If you were to watch any trailer for it, you’d think it’s just another run of the mill horror/thriller. This is by no means the case. The Gift is in essence about a man from a couple’s past trying desperately to reconnect with them by any means necessary.
The Gift’s first act primarily sticks to the conventions of thriller movies like this, but as it moves into it’s second and third acts the three main characters become measured and ultimately flawed people, haunted by mistakes and tragedies from their past. It becomes less about the cheap scares and more about the characters themselves. The Gift functions far better as a character study than it does a thriller.

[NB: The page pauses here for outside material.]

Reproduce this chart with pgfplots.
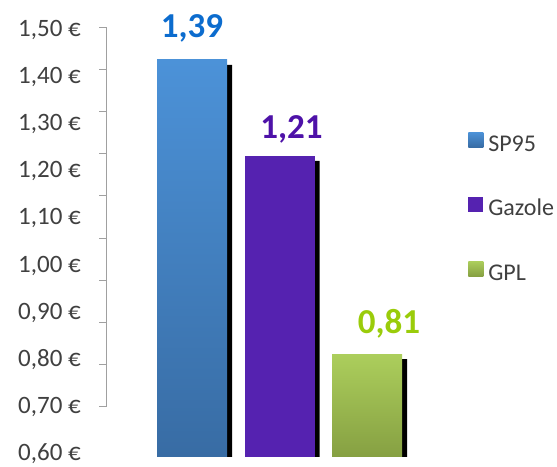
\documentclass[border=0pt]{standalone}
\usepackage{fontspec}
\setmainfont{Carlito}
\usepackage{pgfplots}
\pgfplotsset{compat=1.18}

\definecolor{spTop}{RGB}{76,146,216}
\definecolor{spBot}{RGB}{56,108,164}
\definecolor{gaz}{RGB}{85,34,176}
\definecolor{gplTop}{RGB}{172,206,92}
\definecolor{gplBot}{RGB}{134,160,66}
\definecolor{lblSP}{RGB}{12,108,206}
\definecolor{lblGaz}{RGB}{78,18,168}
\definecolor{lblGPL}{RGB}{154,204,10}
\definecolor{txt}{RGB}{64,64,64}
\definecolor{axisgray}{RGB}{160,160,160}

\pgfplotstableread{
x y m
0 1.4365 1.39
1 1.233 1.21
2 0.812 0.81
}\prices

\begin{document}
\begin{tikzpicture}
\useasboundingbox (0bp,0bp) rectangle (557bp,467bp);
% axis line with tick marks
\begin{axis}[
  at={(106bp,60bp)}, anchor=south west,
  scale only axis, width=20bp, height=380bp,
  xmin=0, xmax=1, ymin=0, ymax=9,
  ytick={0,1,2,3,4,5,6,7,8,9}, yticklabels={},
  hide x axis,
  axis y line=left,
  y axis line style={-, draw=axisgray, line width=1bp},
  ytick style={draw=axisgray, line width=1bp},
  tick align=outside, major tick length=7bp,
]
\end{axis}
% bars, value labels, tick labels, legend
\begin{axis}[
  at={(106bp,10bp)}, anchor=south west,
  scale only axis, width=304.75bp, height=474.1bp,
  xmin=-0.983, xmax=2.5, ymin=0.5936, ymax=1.6,
  ybar, bar width=70bp, bar shift=0pt,
  hide x axis,
  axis line style={draw=none},
  ytick={0.6,0.7,0.8,0.9,1.0,1.1,1.2,1.3,1.4,1.5},
  ytick style={draw=none}, major tick length=0pt,
  yticklabel={\pgfmathprintnumber[fixed,fixed zerofill,precision=2,use comma,assume math mode=true]{\tick}~€},
  yticklabel style={anchor=east, inner sep=0pt, xshift=-25bp, font=\fontsize{25bp}{30bp}\selectfont, text=txt},
  point meta=explicit,
  every node near coord/.append style={anchor=base, inner sep=0pt, font=\fontsize{35bp}{40bp}\selectfont\bfseries},
  legend style={at={(1.188,0.6855)}, anchor=north west, draw=none, fill=none, inner sep=0pt,
    row sep=40.5bp, column sep=5bp, font=\fontsize{24bp}{28bp}\selectfont, text=txt,
    nodes={inner sep=0pt, text height=17bp, text depth=5bp}},
  legend cell align=left,
  legend image code/.code={\path[#1, draw=none] (0bp,-2bp) rectangle (15bp,13bp);},
]
% shadows
\addplot[forget plot, draw=none, fill=black, xshift=5bp, yshift=-5bp]
  table[x=x, y=y] {\prices};
% bars
\addplot[forget plot, draw=none, top color=spTop, bottom color=spBot,
  nodes near coords={\pgfmathprintnumber[fixed,fixed zerofill,precision=2,use comma,assume math mode=true]{\pgfplotspointmeta}},
  every node near coord/.append style={text=lblSP, yshift=22bp}]
  table[x=x, y=y, meta=m, skip coords between index={1}{3}] {\prices};
\addplot[forget plot, draw=none, fill=gaz,
  nodes near coords={\pgfmathprintnumber[fixed,fixed zerofill,precision=2,use comma,assume math mode=true]{\pgfplotspointmeta}},
  every node near coord/.append style={text=lblGaz, xshift=12bp, yshift=17bp}]
  table[x=x, y=y, meta=m, skip coords between index={0}{1}, skip coords between index={2}{3}] {\prices};
\addplot[forget plot, draw=none, top color=gplTop, bottom color=gplBot,
  nodes near coords={\pgfmathprintnumber[fixed,fixed zerofill,precision=2,use comma,assume math mode=true]{\pgfplotspointmeta}},
  every node near coord/.append style={text=lblGPL, xshift=22bp, yshift=21bp}]
  table[x=x, y=y, meta=m, skip coords between index={0}{2}] {\prices};
\addlegendimage{top color=spTop, bottom color=spBot, draw=none}
\addlegendentry{SP95}
\addlegendimage{fill=gaz, draw=none}
\addlegendentry{Gazole}
\addlegendimage{top color=gplTop, bottom color=gplBot, draw=none}
\addlegendentry{GPL}
\end{axis}
\end{tikzpicture}
\end{document}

The characters are what the audience are drawn to, and it is in no small part due to the acting of the three main leads, particularly Joel Edgerton as Gordo and Jason Bateman as Simon. Joel Edgerton could have very easily oversold his performance, and the role would have allowed for him to do that, but he kept it subdued and nuanced, with just enough menace to keep the audience on their feet.
The cinematography and lighting in The Gift are also incredibly admirable, especially some of the dark scenes with car lights illuminating the characters faces and the warm yellow glow of the house at night. Very slow tracking and wide shots draw us in, ramping up the tension and keeping the audiences eyes exactly where Joel Edgerton wants them.
All of these elements add up to the sum of their parts into a fantastic character study and examination as to how the past can affect the future, and small actions, no matter how insignificant we think they are can have wide-reaching impacts. There’s a whole world of pain behind Gordo’s eyes, making him not just the cut and paste antagonist of many other thriller, but one who is measured, realistic and utterly terrifying.
Unfortunately, with a character study film like this, it’s not entirely unreasonable to assume that some audience members will become bored. Several scenes around the middle seem to simply fill time, and the pace becomes that of a slow meander through the cinematic beats, but for those that are invested in the characters, the pace shouldn’t prove to be too much of a problem.
All the small conversations, subtle clues and foreshadowing culminates in a climax that is heavily reminiscent of Oldboy (2003), and as the final credits role, you feel just as dirty as you did then. The Gift lets the audience think for themselves, but even now as I write this I feel like I need to take a shower. It’s a memorable and well-earned outcome.